You Don't Always Have to Eat Your Peas!
Published on August 18, 2008
Most successful people have developed the habit of putting work before play. After all, most of us of a certain age were taught that we had to eat all our dinner first if we wanted any dessert. (Does anyone even sit down to dinner anymore?)
The ability to delay gratification is one of the hallmarks of maturity, and it’s what enabled most of us to obtain our law license, but when you force yourself to work, or think and worry about work, all your waking hours for weeks or months on end, the result will almost certainly be inefficiency, stress, depression and, eventually, burnout. You’ll be much more productive in the long run if you pace yourself and set aside regular time for rest and recreation. (At any rate, that’s my excuse for no blog posts for the last 2 weeks.)
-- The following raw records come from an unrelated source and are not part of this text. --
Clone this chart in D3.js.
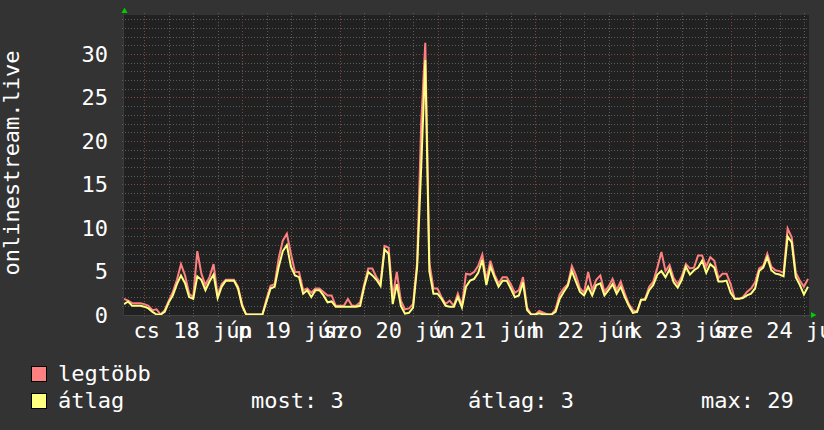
<!DOCTYPE html>
<html>
<head>
<meta charset="utf-8">
<script src="https://cdnjs.cloudflare.com/ajax/libs/d3/7.8.5/d3.min.js"></script>
<style>
body { margin: 0; background: #333333; }
svg text { font-family: "DejaVu Sans Mono", monospace; fill: #ffffff; }
</style>
</head>
<body>
<script>
var width = 824, height = 430;

// one sample per hour, from 2020-06-17 19:00 to 2020-06-24 19:00
var startTime = new Date(2020, 5, 17, 19, 0);
var endTime = new Date(2020, 5, 24, 19, 0);

var dayLabels = ["cs 18 jún", "p 19 jún", "szo 20 jún", "v 21 jún", "h 22 jún", "k 23 jún", "sze 24 jún"];
var labelDays = [18, 19, 20, 21, 22, 23, 24];
var yTicks = [0, 5, 10, 15, 20, 25, 30];

var maxValues = [1.8, 1.6, 1.3, 1.3, 1.3, 1.2, 1.0, 0.5, 0.6, 0, 0.5, 1.6, 2.6, 4.0, 5.8, 4.5, 2.4, 2.0, 7.3, 4.7,
  3.4, 4.3, 5.8, 2.2, 3.5, 4.0, 4.0, 4.0, 3.2, 1.2, 0, 0, 0, 0, 0, 1.8, 3.3, 3.5, 6.5, 8.5,
  9.3, 7.0, 4.9, 4.9, 2.8, 3.0, 2.5, 3.0, 3.0, 2.6, 2.2, 2.2, 1.0, 1.0, 1.0, 1.8, 1.0, 1.0, 1.4, 3.5,
  5.3, 5.3, 4.3, 3.6, 7.9, 7.7, 2.0, 4.9, 1.6, 0.6, 0.7, 1.2, 6.0, 22, 31.3, 6.0, 3.0, 3.0, 2.0, 1.2,
  1.6, 1.0, 2.4, 1.0, 4.7, 4.6, 4.9, 5.6, 6.9, 4.0, 6.2, 4.6, 3.6, 4.3, 4.3, 3.5, 2.5, 2.8, 4.3, 0.8,
  0, 0, 0.4, 0.2, 0, 0, 0.6, 2.3, 3.0, 3.5, 5.6, 4.5, 3.0, 2.5, 4.9, 2.8, 4.0, 4.5, 2.6, 3.2,
  4.1, 2.8, 3.8, 2.4, 1.2, 0.5, 0.3, 1.7, 1.8, 3.2, 3.8, 5.4, 7.2, 5.0, 5.7, 4.2, 3.5, 4.4, 5.8, 5.3,
  5.4, 6.8, 6.8, 5.5, 6.6, 6.2, 4.2, 4.7, 4.7, 3.5, 1.8, 1.8, 2.0, 2.6, 3.0, 3.7, 5.3, 5.6, 7.0, 5.5,
  5.1, 5.0, 4.8, 9.9, 8.9, 4.8, 3.9, 3.2, 4.1];

var avgValues = [1.2, 1.5, 1.0, 1.0, 1.0, 0.9, 0.7, 0.3, 0, 0, 0.3, 1.4, 2.2, 3.5, 4.5, 3.6, 2.0, 1.8, 4.4, 4.0,
  2.8, 3.8, 4.6, 1.9, 3.2, 3.9, 3.9, 3.9, 3.0, 1.0, 0, 0, 0, 0, 0, 1.5, 3.0, 3.2, 5.5, 7.3,
  8.0, 5.5, 4.5, 4.3, 2.4, 2.8, 2.0, 2.8, 2.8, 2.2, 1.4, 1.5, 0.9, 0.9, 0.9, 0.9, 0.9, 0.9, 1.0, 3.2,
  4.9, 4.5, 4.0, 3.3, 7.5, 7.0, 1.2, 3.5, 1.0, 0.1, 0.2, 0.8, 5.5, 17, 29.3, 5.0, 2.4, 2.4, 1.8, 1.0,
  0.9, 0.9, 2.0, 0.8, 3.2, 3.9, 4.1, 4.8, 6.3, 3.4, 5.5, 4.3, 3.2, 3.9, 3.9, 3.0, 2.0, 2.2, 3.7, 0.5,
  0, 0, 0.15, 0, 0, 0, 0.3, 1.8, 2.6, 3.3, 5.0, 3.8, 2.6, 2.2, 3.2, 2.2, 3.4, 3.6, 2.2, 2.8,
  3.5, 2.4, 3.2, 2.0, 1.0, 0.2, 0.3, 1.7, 1.7, 2.8, 3.4, 4.6, 5.0, 4.3, 5.2, 3.7, 3.1, 4.0, 5.5, 4.6,
  5.1, 5.4, 6.2, 4.8, 5.8, 5.4, 3.8, 3.8, 3.9, 2.5, 1.8, 1.8, 1.9, 2.2, 2.4, 3.0, 5.0, 5.4, 6.6, 5.1,
  4.7, 4.6, 4.4, 9.0, 8.3, 4.3, 3.4, 2.3, 3.2];

var legendNames = ["legtöbb", "átlag"];
var statLabels = ["most: 3", "átlag: 3", "max: 29"];

var maxColor = "#ff8080", avgColor = "#ffff80";

var plotLeft = 124, plotRight = 809, plotTop = 15, plotBottom = 315;

var x = d3.scaleTime().domain([startTime, endTime]).range([plotLeft, 808]);
var y = d3.scaleLinear().domain([0, 34.5]).range([314.5, plotTop]);

var svg = d3.select("body").append("svg")
    .attr("width", width)
    .attr("height", height);

svg.append("rect")
    .attr("x", 0).attr("y", 0)
    .attr("width", width).attr("height", height)
    .attr("fill", "#333333");

svg.append("rect")
    .attr("x", plotLeft).attr("y", plotTop)
    .attr("width", plotRight - plotLeft).attr("height", plotBottom - plotTop)
    .attr("fill", "#212121");

// grid
var minorY = d3.range(1, 35).filter(function(v) { return v % 5 != 0; });
var majorY = yTicks.filter(function(v) { return v > 0; });
var sixHours = d3.timeHour.every(6).range(startTime, endTime).filter(function(d) { return d.getHours() != 0; });
var midnights = d3.timeDay.range(startTime, endTime);

var grid = svg.append("g");
grid.selectAll(".hmin").data(minorY).enter().append("line")
    .attr("x1", plotLeft - 2).attr("x2", plotRight)
    .attr("y1", function(d) { return Math.round(y(d)) + 0.5; })
    .attr("y2", function(d) { return Math.round(y(d)) + 0.5; })
    .attr("stroke", "#5c5c5c").attr("stroke-dasharray", "1,2");
grid.selectAll(".vmin").data(sixHours).enter().append("line")
    .attr("y1", plotTop - 2).attr("y2", plotBottom + 2)
    .attr("x1", function(d) { return Math.round(x(d)) + 0.5; })
    .attr("x2", function(d) { return Math.round(x(d)) + 0.5; })
    .attr("stroke", "#5c5c5c").attr("stroke-dasharray", "1,2");
grid.selectAll(".hmaj").data(majorY).enter().append("line")
    .attr("x1", plotLeft - 2).attr("x2", plotRight)
    .attr("y1", function(d) { return Math.round(y(d)) + 0.5; })
    .attr("y2", function(d) { return Math.round(y(d)) + 0.5; })
    .attr("stroke", "#804444").attr("stroke-dasharray", "1,2");
grid.selectAll(".vmaj").data(midnights).enter().append("line")
    .attr("y1", plotTop - 2).attr("y2", plotBottom + 2)
    .attr("x1", function(d) { return Math.round(x(d)) + 0.5; })
    .attr("x2", function(d) { return Math.round(x(d)) + 0.5; })
    .attr("stroke", "#804444").attr("stroke-dasharray", "1,2");

svg.append("clipPath").attr("id", "plot")
  .append("rect")
    .attr("x", plotLeft).attr("y", plotTop)
    .attr("width", plotRight - plotLeft).attr("height", plotBottom - plotTop);

var line = d3.line()
    .x(function(d, i) { return x(d3.timeHour.offset(startTime, i)); })
    .y(function(d) { return y(d); });

svg.append("path")
    .datum(maxValues)
    .attr("clip-path", "url(#plot)")
    .attr("d", line)
    .attr("fill", "none")
    .attr("stroke", maxColor)
    .attr("stroke-width", 2);

svg.append("path")
    .datum(avgValues)
    .attr("clip-path", "url(#plot)")
    .attr("d", line)
    .attr("fill", "none")
    .attr("stroke", avgColor)
    .attr("stroke-width", 2);

// axes
svg.append("line")
    .attr("x1", plotLeft - 0.5).attr("x2", plotLeft - 0.5)
    .attr("y1", 12).attr("y2", plotBottom)
    .attr("stroke", "#3c3c3c");
svg.append("line")
    .attr("x1", plotLeft).attr("x2", 812)
    .attr("y1", plotBottom + 0.5).attr("y2", plotBottom + 0.5)
    .attr("stroke", "#444444");
svg.append("polygon")
    .attr("points", "121.5,13 127.5,13 124.5,7.5")
    .attr("fill", "#00cc00");
svg.append("polygon")
    .attr("points", "811,312 811,318 816.5,315")
    .attr("fill", "#00cc00");

svg.selectAll(".ylab").data(yTicks).enter().append("text")
    .attr("x", 108)
    .attr("y", function(d) { return y(d) + 8; })
    .attr("text-anchor", "end")
    .attr("font-size", 22)
    .text(function(d) { return d; });

svg.selectAll(".xlab").data(dayLabels).enter().append("text")
    .attr("x", function(d, i) { return x(new Date(2020, 5, labelDays[i], 12, 0)); })
    .attr("y", 338)
    .attr("text-anchor", "middle")
    .attr("font-size", 22)
    .text(function(d) { return d; });

svg.append("text")
    .attr("transform", "translate(18.5,163) rotate(-90)")
    .attr("text-anchor", "middle")
    .attr("font-size", 22)
    .text("onlinestream.live");

// legend
var legend = svg.selectAll(".leg").data(legendNames).enter().append("g");
legend.append("rect")
    .attr("x", 31.5)
    .attr("y", function(d, i) { return 366.5 + i * 27; })
    .attr("width", 15).attr("height", 15)
    .attr("fill", function(d, i) { return i == 0 ? maxColor : avgColor; })
    .attr("stroke", "#000000");
legend.append("text")
    .attr("x", 58)
    .attr("y", function(d, i) { return 380.5 + i * 27; })
    .attr("font-size", 22)
    .text(function(d) { return d; });

var statX = [251, 468, 701];
svg.selectAll(".stat").data(statLabels).enter().append("text")
    .attr("x", function(d, i) { return statX[i]; })
    .attr("y", 407.5)
    .attr("font-size", 22)
    .text(function(d) { return d; });
</script>
</body>
</html>
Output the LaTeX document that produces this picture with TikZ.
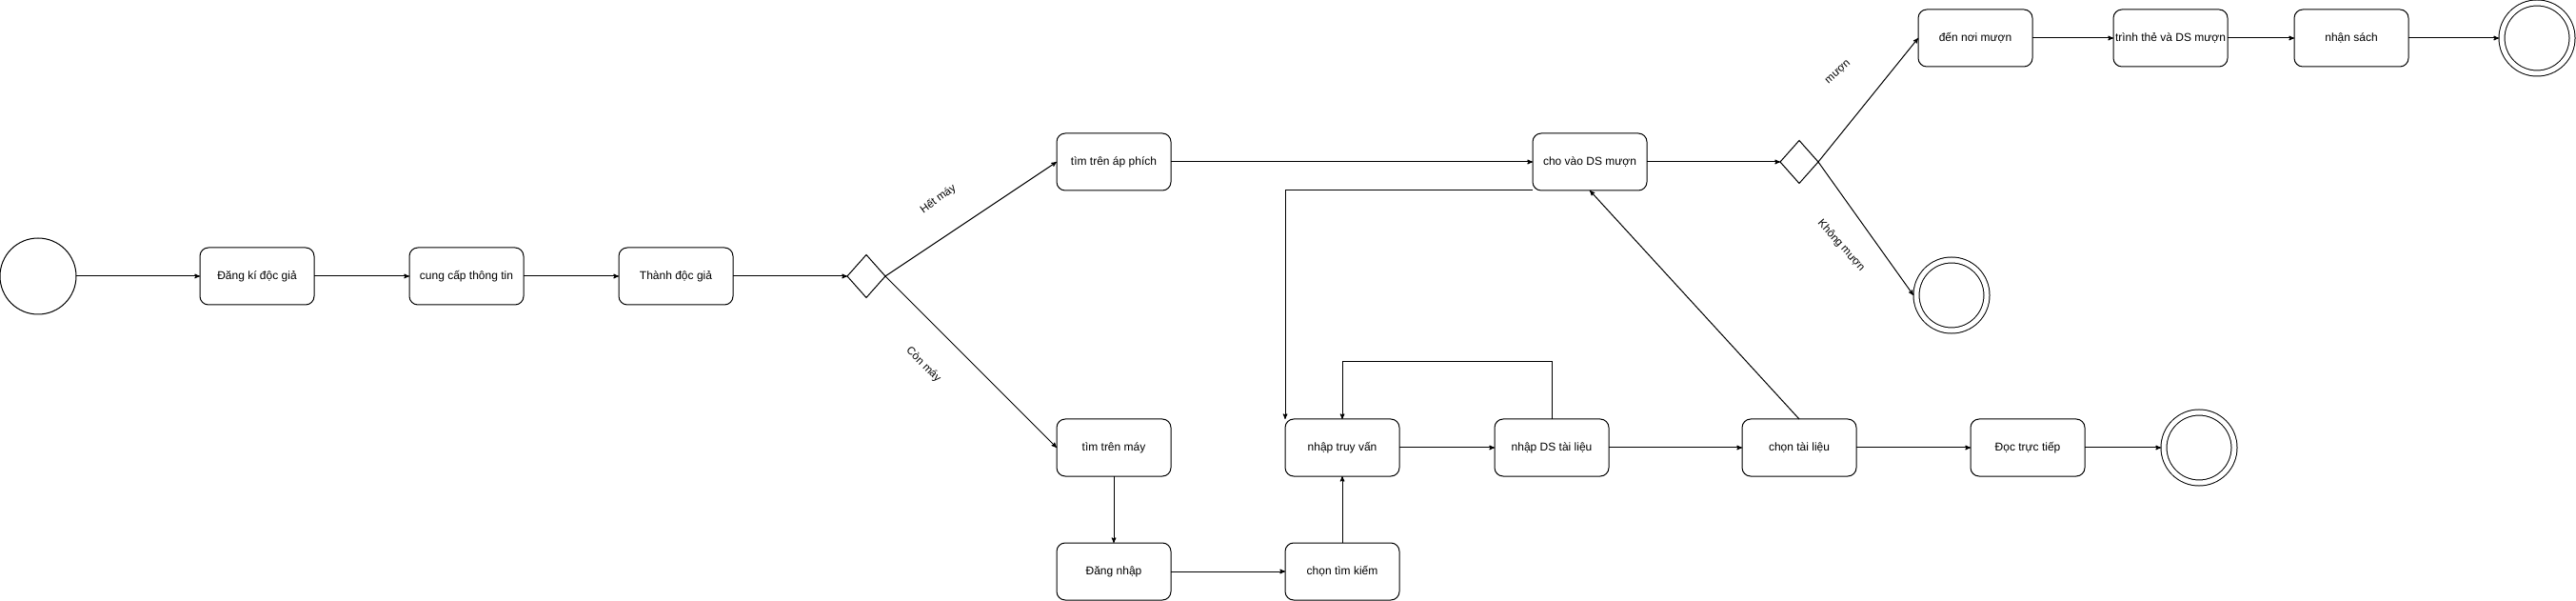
\documentclass[tikz,border=0pt]{standalone}
\usepackage{fontspec}
\setmainfont{Liberation Sans}
\usetikzlibrary{arrows,positioning,shapes.geometric}

\begin{document}
\begin{tikzpicture}[auto,node distance=100pt,>=stealth',line width=1pt,font=\fontsize{12pt}{14pt}\selectfont]
\tikzset{
block/.style = {draw, rectangle, rounded corners=9pt, minimum height=60pt, minimum width=120pt, inner sep=0pt, outer sep=0pt},
decision/.style = {draw, diamond, minimum width=40pt, minimum height=45pt, inner sep=0pt, outer sep=0pt},
startstate/.style = {draw, circle, minimum size=80pt, inner sep=0pt, outer sep=0pt},
endstate/.style = {draw, circle, double, double distance=5pt, minimum size=74pt, inner sep=0pt, outer sep=3pt},
guard/.style = {inner sep=0pt, font=\fontsize{11.5pt}{13pt}\selectfont}
}
\useasboundingbox (-40pt,-341pt) rectangle (2666pt,290pt);

\node [startstate](start) {};
\node [block, right = 130pt of start](register) {Đăng kí độc giả};
\node [block, right = 100pt of register](provideinfo) {cung cấp thông tin};
\node [block, right = 100pt of provideinfo](becomereader) {Thành độc giả};
\node [decision, right = 120pt of becomereader](choice) {};

\node [block, right = 180pt of choice, yshift = 120pt](postersearch) {tìm trên áp phích};
\node [block, right = 180pt of choice, yshift = -180pt](machinesearch) {tìm trên máy};
\node [block, below = 70pt of machinesearch](login) {Đăng nhập};
\node [block, right = 120pt of login](choosesearch) {chọn tìm kiếm};
\node [block, above = 70pt of choosesearch](enterquery) {nhập truy vấn};
\node [block, right = 100pt of enterquery](enterlist) {nhập DS tài liệu};
\node [block, right = 140pt of enterlist](choosedoc) {chọn tài liệu};
\node [block, right = 120pt of choosedoc](readdirect) {Đọc trực tiếp};
\node [endstate, right = 80pt of readdirect](endread) {};

\node [block, right = 380pt of postersearch](addborrow) {cho vào DS mượn};
\node [decision, right = 140pt of addborrow](borrowchoice) {};
\node [block, right = 105pt of borrowchoice, yshift = 130pt](gotodesk) {đến nơi mượn};
\node [block, right = 85pt of gotodesk](showcard) {trình thẻ và DS mượn};
\node [block, right = 70pt of showcard](receivebook) {nhận sách};
\node [endstate, right = 95pt of receivebook](endborrow) {};
\node [endstate, right = 100pt of borrowchoice, yshift = -140pt](endnoborrow) {};

% nhan tren cac nhanh
\node [guard, rotate = 36] (nomachine) at (945.5pt,81pt) {Hết máy};
\node [guard, rotate = -45] (hasmachine) at (930pt,-93pt) {Còn máy};
\node [guard, rotate = 42] (borrowyes) at (1891pt,214pt) {mượn};
\node [guard, rotate = -48] (borrowno) at (1894pt,32pt) {Không mượn};

\draw [->] (start) -- (register);
\draw [->] (register) -- (provideinfo);
\draw [->] (provideinfo) -- (becomereader);
\draw [->] (becomereader) -- (choice);
\draw [->] (choice.east) -- (postersearch.west);
\draw [->] (choice.east) -- (machinesearch.west);

\draw [->] (postersearch) -- (addborrow);
\draw [->] (machinesearch) -- (login);
\draw [->] (login) -- (choosesearch);
\draw [->] (choosesearch) -- (enterquery);
\draw [->] (enterquery) -- (enterlist);
\draw [->] (enterlist.north) -- ++(0,60pt) -| (enterquery.north);
\draw [->] (enterlist) -- (choosedoc);
\draw [->] (choosedoc) -- (readdirect);
\draw [->] (readdirect) -- (endread);
\draw [->] (choosedoc.north) -- (addborrow.south);
\draw [->] (addborrow.south west) -| (enterquery.north west);

\draw [->] (addborrow) -- (borrowchoice);
\draw [->] (borrowchoice.east) -- (gotodesk.west);
\draw [->] (borrowchoice.east) -- (endnoborrow.west);
\draw [->] (gotodesk) -- (showcard);
\draw [->] (showcard) -- (receivebook);
\draw [->] (receivebook) -- (endborrow);
\end{tikzpicture}
\end{document}
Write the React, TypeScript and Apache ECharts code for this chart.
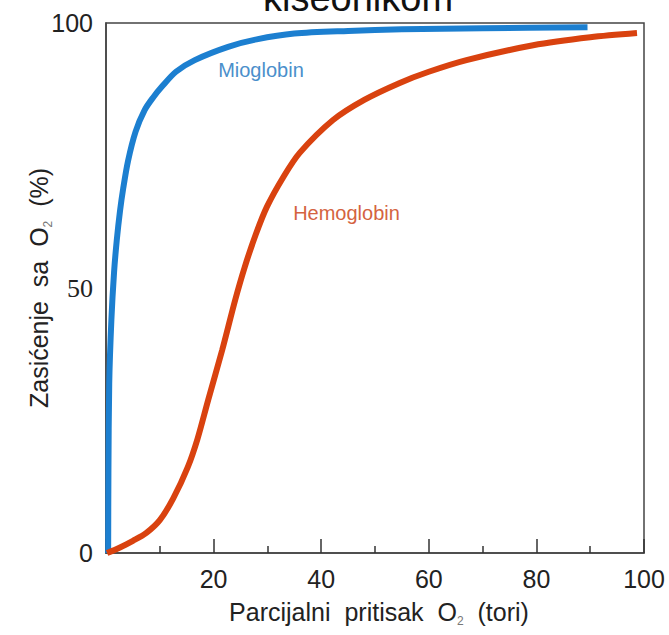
import React, { useEffect, useRef } from "react";
import * as echarts from "echarts";

// Partial pressure of O2 (torr) vs. saturation (%)
const myoglobinData: [number, number][] = [
  [0.4, 0], [0.45, 15], [0.6, 32], [1, 44], [1.5, 53], [2, 59], [2.6, 64.5],
  [3.2, 68.8], [4.1, 74], [5.5, 79.5], [7.2, 83.6], [8.8, 86], [10.4, 88],
  [13, 90.8], [16.5, 93], [22.7, 95.5], [28, 96.9], [35, 98], [45, 98.5],
  [55, 98.8], [70, 99], [89.5, 99.2],
];
const hemoglobinData: [number, number][] = [
  [0.2, 0], [2.5, 1], [5, 2.3], [7.5, 3.8], [10, 6.2], [12.5, 10.3], [15.2, 16.2],
  [17, 21.5], [19, 28.9], [21.6, 38.3], [24, 47.7], [25.8, 54], [27.8, 60],
  [29.9, 65.3], [33, 71], [36, 75.5], [42.2, 81.7], [48, 85.5], [54.6, 88.7],
  [60, 90.8], [67, 93], [79.4, 95.8], [90, 97.3], [98.7, 98.1],
];
const seriesNames = ["Mioglobin", "Hemoglobin"];
const seriesLabelCoords: [number, number][] = [
  [28.8, 91.2],
  [44.7, 64.2],
];
const xLabelValues = [20, 40, 60, 80, 100];
const yLabelValues = [0, 50, 100];
const titleTail = "kiseonikom";
const xAxisTitle = "{n|Parcijalni  pritisak  O}{s|2}{n|  (tori)}";
const yAxisTitle = "{n|Zasićenje  sa  O}{s|2}{n|  (%)}";

const SANS = '"Liberation Sans", Arial, sans-serif';
const SERIF = '"Liberation Serif", "Times New Roman", serif';

export default function App() {
  const ref = useRef<HTMLDivElement>(null);

  useEffect(() => {
    document.body.style.margin = "0";
    if (!ref.current) return;
    const chart = echarts.init(ref.current, null, { renderer: "svg" });

    const titleRich = {
      n: { fontFamily: SANS, fontSize: 25, color: "#222", lineHeight: 30, verticalAlign: "middle" },
      s: { fontFamily: SANS, fontSize: 12, color: "#777", lineHeight: 14, verticalAlign: "bottom" },
    };

    chart.setOption({
      animation: false,
      backgroundColor: "#ffffff",
      textStyle: { fontFamily: SANS },
      graphic: [
        {
          type: "text",
          x: 358,
          y: 17,
          style: {
            text: titleTail,
            fontFamily: SANS,
            fontSize: 38,
            fill: "#111",
            align: "center",
            verticalAlign: "bottom",
          },
        },
      ],
      grid: {
        left: 106,
        top: 23,
        width: 538,
        height: 530,
        show: true,
        borderColor: "#444",
        borderWidth: 1.5,
        backgroundColor: "transparent",
      },
      xAxis: {
        type: "value",
        min: 0,
        max: 100,
        interval: 20,
        name: xAxisTitle,
        nameLocation: "middle",
        nameGap: 44,
        nameTextStyle: { rich: titleRich, padding: [0, 0, 0, 8] },
        axisLine: { show: true, lineStyle: { color: "#444", width: 1.5 } },
        axisTick: { show: true, inside: true, length: 14, lineStyle: { color: "#333", width: 1.5 } },
        minorTick: { show: true, splitNumber: 2, length: 7, lineStyle: { color: "#333", width: 1.5 } },
        splitLine: { show: false },
        minorSplitLine: { show: false },
        axisLabel: {
          margin: 13,
          fontSize: 25,
          color: "#222",
          fontFamily: SANS,
          formatter: (v: number) => (xLabelValues.includes(v) ? String(v) : ""),
        },
      },
      yAxis: {
        type: "value",
        min: 0,
        max: 100,
        interval: 50,
        name: yAxisTitle,
        nameLocation: "middle",
        nameGap: 52,
        nameMoveOverlap: false,
        nameTextStyle: { rich: titleRich },
        axisLine: { show: true, lineStyle: { color: "#444", width: 1.5 } },
        axisTick: { show: false },
        splitLine: { show: false },
        axisLabel: {
          margin: 13,
          fontSize: 25,
          color: "#222",
          fontFamily: SANS,
          formatter: (v: number) =>
            yLabelValues.includes(v) ? (v === 50 ? `{serif|${v}}` : String(v)) : "",
          rich: {
            serif: { fontFamily: SERIF, fontSize: 26, color: "#222" },
          },
        },
      },
      series: [
        {
          name: seriesNames[0],
          type: "line",
          data: myoglobinData,
          smooth: 0.3,
          showSymbol: false,
          lineStyle: { color: "#1c7fd0", width: 6 },
          markPoint: {
            silent: true,
            symbol: "circle",
            symbolSize: 0,
            label: {
              show: true,
              position: "inside",
              formatter: seriesNames[0],
              color: "#4a8fcb",
              fontSize: 20,
              fontFamily: SANS,
            },
            data: [{ coord: seriesLabelCoords[0] }],
          },
        },
        {
          name: seriesNames[1],
          type: "line",
          data: hemoglobinData,
          smooth: 0.3,
          showSymbol: false,
          lineStyle: { color: "#d9420f", width: 6 },
          markPoint: {
            silent: true,
            symbol: "circle",
            symbolSize: 0,
            label: {
              show: true,
              position: "inside",
              formatter: seriesNames[1],
              color: "#d4633f",
              fontSize: 20,
              fontFamily: SANS,
            },
            data: [{ coord: seriesLabelCoords[1] }],
          },
        },
      ],
    });

    return () => chart.dispose();
  }, []);

  return <div ref={ref} style={{ width: 669, height: 635 }} />;
}
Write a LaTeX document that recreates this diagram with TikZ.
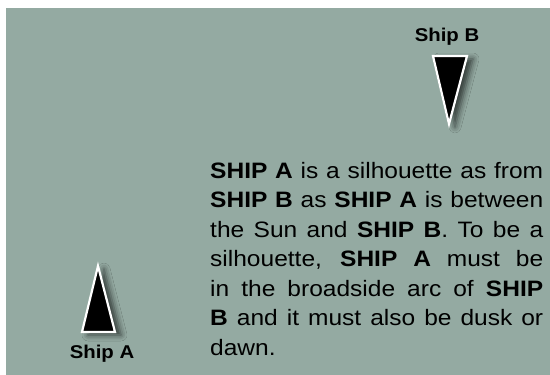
\documentclass[tikz,border=0pt]{standalone}
\usepackage{fontspec}
\setmainfont{Liberation Sans}[FakeStretch=1.1]
\usetikzlibrary{shadows.blur}
\definecolor{panelgrey}{HTML}{94AAA2}
\begin{document}
\begin{tikzpicture}[x=1pt, y=-1pt, font=\bfseries\fontsize{18.5}{21}\selectfont,
  ship/.style={fill=black, draw=white, line width=2.2pt, line join=miter,
    blur shadow={shadow xshift=6pt, shadow yshift=-3pt, shadow blur radius=6pt, shadow opacity=65}}]
  \useasboundingbox (0,0) rectangle (550,375);
  \fill[panelgrey] (6,8) rectangle (550,375);
  \draw[ship] (433,56) -- (467,56) -- (449,124) -- cycle;
  \node (labelB) at (447,37) {Ship B};
  \draw[ship] (98,266) -- (115,332) -- (82,332) -- cycle;
  \node (labelA) at (102,354) {Ship A};
  \node[anchor=base west, text width=333pt, align=justify, inner sep=0pt,
    font=\normalfont\fontsize{22.3}{29.5}\selectfont] (caption) at (210,178)
    {\tolerance=9999 \textbf{SHIP A} is a silhouette as from\linebreak
     \textbf{SHIP B} as \textbf{SHIP A} is between\linebreak
     the Sun and \textbf{SHIP B}. To be a\linebreak
     silhouette, \textbf{SHIP A} must be\linebreak
     in the broadside arc of \textbf{SHIP}\linebreak
     \textbf{B} and it must also be dusk or\linebreak
     dawn.};
\end{tikzpicture}
\end{document}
We all know that work expands to fill the time available, so set a definite “quittin’ time” for yourself each day, and stick to it. Also, if you make a habit of coming to the office on Saturday or Sunday to clear up and get ready for the upcoming week (And what lawyer doesn’t?), allow yourself to take at least one weekend per month off. Plan something that you really, really will enjoy for that weekend. Resurrect and old hobby or just take a quiet walk or a bike ride. Anything that will make your soul sing.
Knowing that you have only a limited amount of time in which to complete your work, as well as having something truly fun to look forward to, will help you stay more focused during the time you have allotted for work.
Though the context is a little different, the unknown author of “I Shall Not Pass This Way Again” said it best. Make room for a small amount of leisure time for yourself today, and make the most of it. You’ll be a better lawyer for it, and your clients will thank you.